Quick: who holds the record for the most Oscar wins for Best Director? It isn’t Frank Capra or William Wyler, who each capped off with three victories. Nor is it David Lean, Steven Spielberg, Billy Wilder, or any of the other filmmakers who managed to snag two. The answer, as any Oscars fanatic well knows, is John Ford, who won four out of his five nominations in the category. Ford, whose career encompassed more than 100 feature films, was best known for his Westerns, especially the ones that starred John Wayne. Yet surprisingly enough, none of his four Academy Award victories came from titles in that genre, revealing a bias against popular entertainment that persists to this day.

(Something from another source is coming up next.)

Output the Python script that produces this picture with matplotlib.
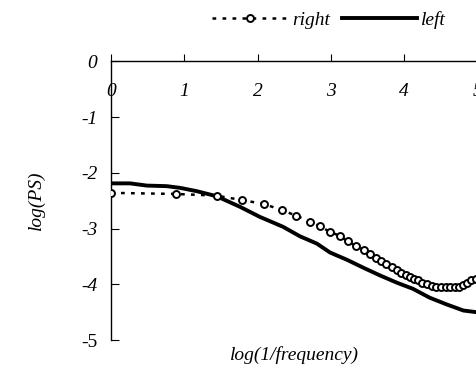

John Ford Was an Oscar Darling Throughout His Career
Ford, whose career began in the Silent Era and ended at the dawn of the New Hollywood, won his first Oscar for directing 1935’s The Informer. Set in Dublin during the Irish War of Independence, it’s a moody drama about a man named Gypo (Victor McLaglen) who turns on a friend wanted by the police in order to collect a bounty. Employing expressionistic, atmospheric cinematography, it also took home prizes for McLaughlin for Best Actor, Best Screenplay, and Best Score, losing Best Picture to Mutiny on the Bounty. Four years later, Ford was back in the awards race for 1939’s Stagecoach, a Western that took the genre to new artistic heights. The adventure yarn about a stagecoach traveling through dangerous Apache territory made Wayne a star and won trophies for Thomas Mitchell as Best Supporting Actor and for Best Score. Ford lost his bid to Victor Fleming, director of that year’s Best Picture bohemith, Gone with the Wind.
The next year, Ford snagged his second Best Director Oscar for the 1940 drama The Grapes of Wrath, adapted from John Steinbeck’s Pulitzer Prize-winning novel. Ford took an almost documentary approach to telling Steinbeck’s story of an Oklahoma family making the trek to California during the Dust Bowl, with cinematographer Gregg Toland (of Citizen Kane fame) cloaking the images in dark shadows. The film lost Best Picture to Alfred Hitchcock’s Rebecca, although Jane Darwell did win the prize as Best Supporting Actress. The following year, Ford won Best Director for How Green Was My Valley, which famously beat Citizen Kane for Best Picture. The sentimental drama about an Irish mining family took home five prizes in total, including wins for cinematography, art direction, and Donald Crisp as Best Supporting Actor.
Ford’s final trip to the Oscars was for one of his few collaborations with Wayne that wasn’t a Western or a war movie. Set in Ireland in the1920s, The Quiet Man stars Wayne as a retired boxer who falls in love when he returns to his hometown. The 1952 release won Ford his fourth and final Oscar, and took home an additional prize for its lush Technicolor cinematography. It lost Best Picture to Cecil B. DeMille’s The Greatest Show on Earth, long considered one of the worst Oscar winners in history (although not by Steven Spielberg).
John Ford’s Westerns Were Just as Worthy of Oscar Consideration
Missing from the list of films Ford received Oscar nominations for are The Searchers (perhaps the most influential Western ever made), My Darling Clementine, The Man Who Shot Liberty Valance, Fort Apache, She Wore a Yellow Ribbon… the list is so long as to almost be embarrassing. Although Ford’s Westerns — which he began directing in the Silent Era with titles like The Iron Horse and 3 Bad Men — were populist hits, they were likely considered too commercial to warrant Oscar consideration. These are “genre entertainments,” after all, not serious artistic statements, and that Academy bias towards genre movies — be it against Westerns, horror, sci-fi, or fantasy — exists to this day.
Yet for all of their populist appeal, Ford’s Westerns were just as worthy of artistic consideration as any of the films that brought him Academy Awards. Just look at The Searchers, which inspired Martin Scorsese and Paul Schrader’s Taxi Driver and has ranked high in the annual Sight and Sound Poll and the AFI’s Top 100. Oscar voters might not have understood its greatness at the time — nor the greatness of any Ford Western save for Stagecoach — but time has been the ultimate judge.